How U.S. Laws may apply to non-U.S. Employees, and a lesson in strategic planning

With conscious planning and an eye toward local law, an organization may enjoy the benefits of uniform management of its parent and subsidiaries with respect to company culture, cohesion, and efficiency, and meet other business needs, while also protecting against cross-national and cross-company litigation.

Although there are unique considerations with every step and every new jurisdiction, proper organizational structuring and growth planning is key to achieve this balance, particularly in the United States where "joint employment" litigation is prevalent. U.S. employers have long been aware of the "joint employment" concept domestically, but a new case from New York federal court cautions multinational companies that the concept may be applied internationally between parents, subsidiaries, and sister entities.

While each court case is highly fact-specific, and it is not clear how expansively this court-opinion will be interpreted, the August 2013 St. Jean v. Orient-Express Hotels Inc. opinion from New York federal court illustrates one employee's success in surviving a motion to dismiss her case, where she worked for a Caribbean company but sued its U.S.-based sister entity under U.S. law when she was terminated.

In St. Jean v. Orient-Express Hotels Inc., Plaintiff Melissa St. Jean worked at Cupecoy Village in the Caribbean. Cupecoy did not have its own management, marketing, and human resources departments, but instead operated under its U.S. sister company Orient-Express Hotels, Inc.'s Managing Director, Director of Real Estate Marketing, and Human Resources, all based in the United States. Plaintiff complained to the U.S. Human Resources department that she was being sexually harassed by a co-worker, and Plaintiff was terminated by the U.S. Managing Director. When Plaintiff sued for discrimination and retaliation, she brought her lawsuit against the U.S.-based Orient-Express Hotels Inc., under U.S. Title VII anti-discrimination law, claiming that Orient-Express was her true employer, and the Court allowed Plaintiff to proceed with her case beyond the pleading stage.

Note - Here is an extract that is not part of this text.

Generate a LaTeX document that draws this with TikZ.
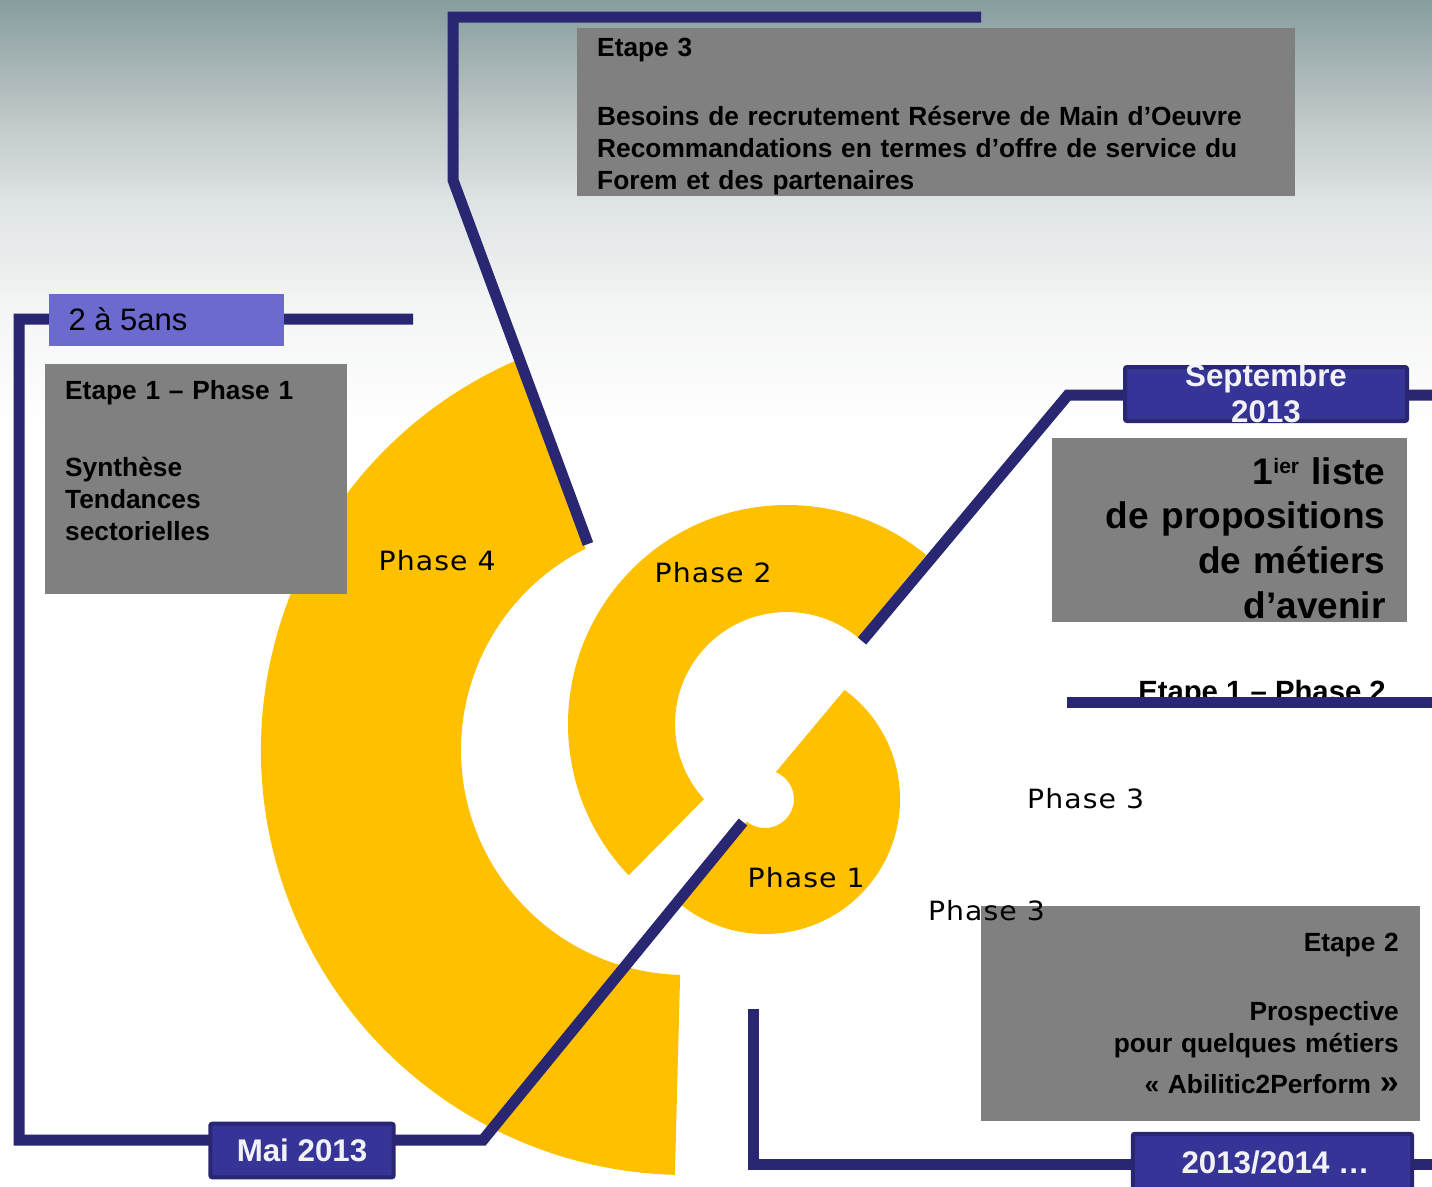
\documentclass[tikz,border=0pt]{standalone}
\usepackage{fontspec}
\setmainfont{Liberation Sans}
\newfontfamily\phasefont[FakeStretch=1.07, LetterSpace=4]{DejaVu Sans}
\usetikzlibrary{calc}

\definecolor{navyline}{RGB}{41,39,114}
\definecolor{datefill}{RGB}{54,52,150}
\definecolor{datewhite}{RGB}{242,242,246}
\definecolor{boxgray}{RGB}{128,128,128}
\definecolor{sunny}{RGB}{255,192,0}
\definecolor{lilac}{RGB}{108,106,206}
\definecolor{skyA}{RGB}{135,157,158}
\definecolor{skyB}{RGB}{192,200,200}
\definecolor{skyC}{RGB}{222,227,227}
\definecolor{skyD}{RGB}{243,244,244}

\tikzset{
  navy/.style={draw=navyline, line width=11pt, line join=miter},
  greybox/.style={fill=boxgray, inner sep=0pt, anchor=north west},
  datebox/.style={fill=datefill, draw=navyline, line width=4pt, rounded corners=2pt, inner sep=0pt},
  boxtext/.style={inner sep=0pt, font=\bfseries\fontsize{26.3}{32}\selectfont},
  datetext/.style={inner sep=0pt, text=datewhite, font=\bfseries\fontsize{31.3}{36}\selectfont},
  phaselabel/.style={inner sep=0pt, anchor=base, font=\phasefont\fontsize{26.5}{30}\selectfont},
}

\begin{document}
\begin{tikzpicture}[x=1pt, y=-1pt]
\useasboundingbox (0,0) rectangle (1432,1186);
\clip (0,0) rectangle (1432,1186);
\fill[white] (0,0) rectangle (1432,1186);
\shade[top color=skyA, bottom color=skyB] (0,0) rectangle (1432,121);
\shade[top color=skyB, bottom color=skyC] (0,120) rectangle (1432,201);
\shade[top color=skyC, bottom color=skyD] (0,200) rectangle (1432,301);
\shade[top color=skyD, bottom color=white] (0,300) rectangle (1432,430);

\coordinate (cFour) at (686,750);
\coordinate (cTwo) at (787,724);
\coordinate (cOne) at (765,799);

\fill[sunny] (cFour) ++(-113.8:425) arc[start angle=-113.8, end angle=-268.5, radius=425]
  -- ($(cFour)+(-268.5:225)$) arc[start angle=-268.5, end angle=-116.5, radius=225] -- cycle;
\fill[sunny] (cTwo) ++(-50.5:219) arc[start angle=-50.5, end angle=-223.7, radius=219]
  -- ($(cTwo)+(-222.1:112)$) arc[start angle=-222.1, end angle=-50.5, radius=112] -- cycle;
\fill[sunny] (cOne) ++(129:135) arc[start angle=129, end angle=-53.9, radius=135]
  -- ($(cOne)+(-68.1:29)$) arc[start angle=-68.1, end angle=129, radius=29] -- cycle;

\node[phaselabel] (phaseFour) at (437.2,570.3) {Phase 4};
\node[phaselabel] (phaseTwo) at (713.2,582.7) {Phase 2};
\node[phaselabel] (phaseOne) at (806.2,887.3) {Phase 1};
\node[phaselabel] (phaseThreeA) at (1085.7,808.3) {Phase 3};

\draw[navy] (981,17) -- (453,17) -- (453,180) -- (588,544);
\draw[navy] (413,319) -- (19,319) -- (19,1140) -- (483,1140) -- (743,822);
\draw[navy] (862,641) -- (1068,395) -- (1440,395);
\draw[navy] (753.5,1009) -- (753.5,1164) -- (1440,1164);

\node[greybox, minimum width=718pt, minimum height=168pt] (etapeTroisBox) at (577,27.7) {};
\node[boxtext, anchor=base west, text width=700pt, align=left] (etapeTrois) at (597,56)
  {Etape 3\\[37pt]Besoins de recrutement Réserve de Main d’Oeuvre\\Recommandations en termes d’offre de service du\\Forem et des partenaires};

\node[fill=lilac, inner sep=0pt, anchor=north west, minimum width=235pt, minimum height=52.4pt] (dureeBox) at (49,293.3) {};
\node[inner sep=0pt, anchor=base west, font=\fontsize{31}{36}\selectfont] (duree) at (68.3,330.7) {2 à 5ans};

\node[greybox, minimum width=301.7pt, minimum height=230pt] (phaseUnBox) at (45,363.3) {};
\node[boxtext, anchor=base west, text width=270pt, align=left] (phaseUn) at (65,399.3)
  {Etape 1 – Phase 1\\[45.4pt]Synthèse\\Tendances\\sectorielles};

\node[datebox, minimum width=282pt, minimum height=54pt] (septBox) at (1266,394) {};
\node[datetext, anchor=base, text width=260pt, align=center] (sept) at (1266,386.7) {Septembre\\2013};

\node[greybox, minimum width=354.7pt, minimum height=184pt] (listeBox) at (1052,437.7) {};
\node[inner sep=0pt, anchor=base east, text width=340pt, align=right, font=\bfseries\fontsize{37}{44.8}\selectfont] (liste) at (1385.7,484)
  {1\raisebox{11pt}{\fontsize{21}{21}\selectfont ier} liste\\de propositions\\de métiers\\d’avenir};

\node[boxtext, anchor=base east, font=\bfseries\fontsize{29.3}{32}\selectfont] (phaseDeux) at (1386,701) {Etape 1 – Phase 2};
\draw[navy] (1067,702.5) -- (1440,702.5);

\node[greybox, minimum width=439pt, minimum height=214.7pt] (etapeDeuxBox) at (981,906) {};
\node[boxtext, anchor=base east, text width=430pt, align=right] (etapeDeux) at (1399,951.7)
  {Etape 2\\[36.3pt]Prospective\\pour quelques métiers\\[9pt]« Abilitic2Perform {\fontsize{34}{34}\selectfont »}};
\node[phaselabel] (phaseThreeB) at (986.5,920.7) {Phase 3};

\node[datebox, datetext, minimum width=183.4pt, minimum height=53.6pt] (mai) at (302,1150.5) {Mai 2013};

\node[datebox, minimum width=279.3pt, minimum height=74.3pt] (suiteBox) at (1272.4,1170.9) {};
\node[datetext, anchor=base] (suite) at (1275.5,1173.3) {2013/2014 …};
\end{tikzpicture}
\end{document}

Ultimately, Orient-Express demonstrates that U.S. courts may entertain lawsuits from foreign employees against related U.S. entities if the terms and conditions of the plaintiff's employment were heavily controlled by the U.S. entity. In Orient-Express, Plaintiff claimed that she dealt with a number of the U.S. entity's employees on a daily basis as part of her job; that the U.S. entity's Managing Director was responsible for hiring, firing, and setting the income for employees at Cupecoy and, in fact, he signed Plaintiff's termination letter; and that the U.S. entity and Cupecoy shared operations and management, such that Plaintiff reported to the U.S. entity's Managing Director and Director of Real Estate Marketing on budget items, finances, invoicing, sales results and reports, and weekly traffic logs, among other commonalities.

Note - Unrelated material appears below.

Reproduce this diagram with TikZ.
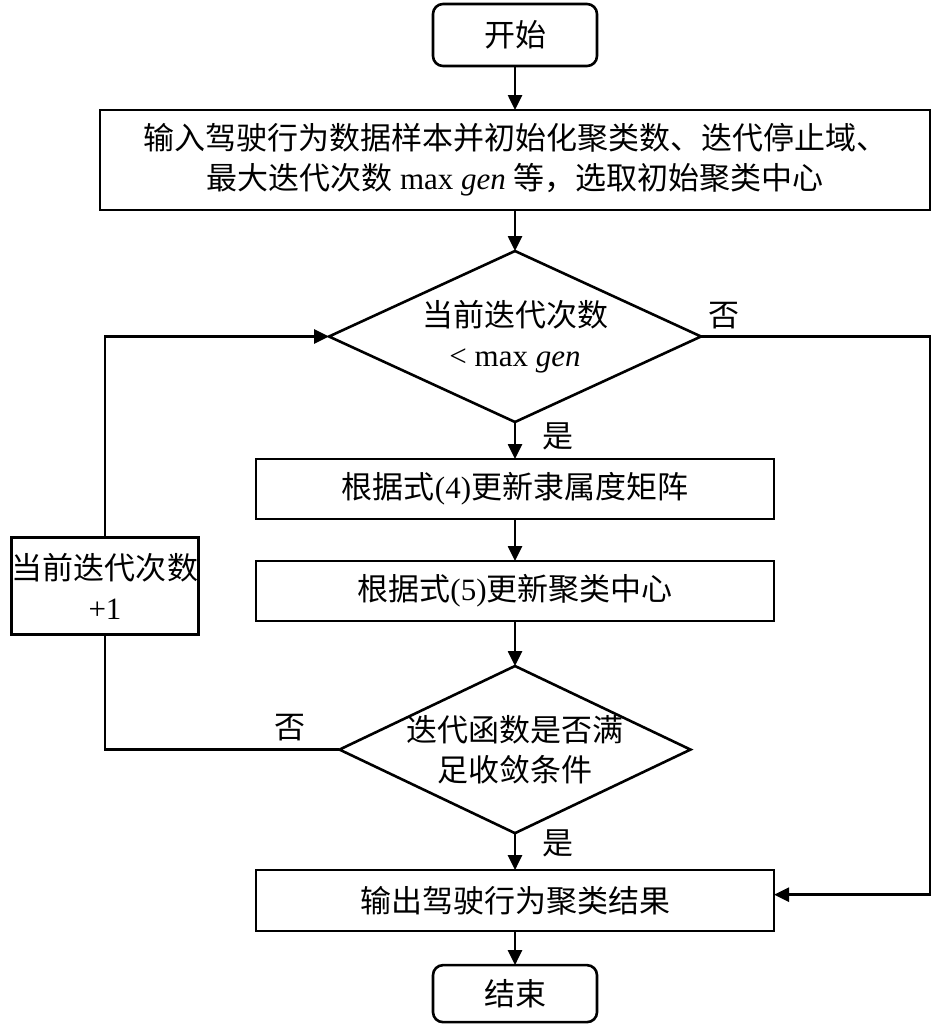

The opinion indicates that the more control the U.S. entity has over a foreign employee's employment terms, the more likely it may be that the U.S. entity is determined to be an employer under U.S. law, and therefore U.S. employment laws apply to that employee. Not only may this expose companies to additional litigation, but it raises other concerns regarding what laws apply to which employees. However, by developing a mindful strategy for entity organization, management, and growth, organizations may avoid the pitfalls of Orient-Express and also maintain organizational, philosophical and management unity.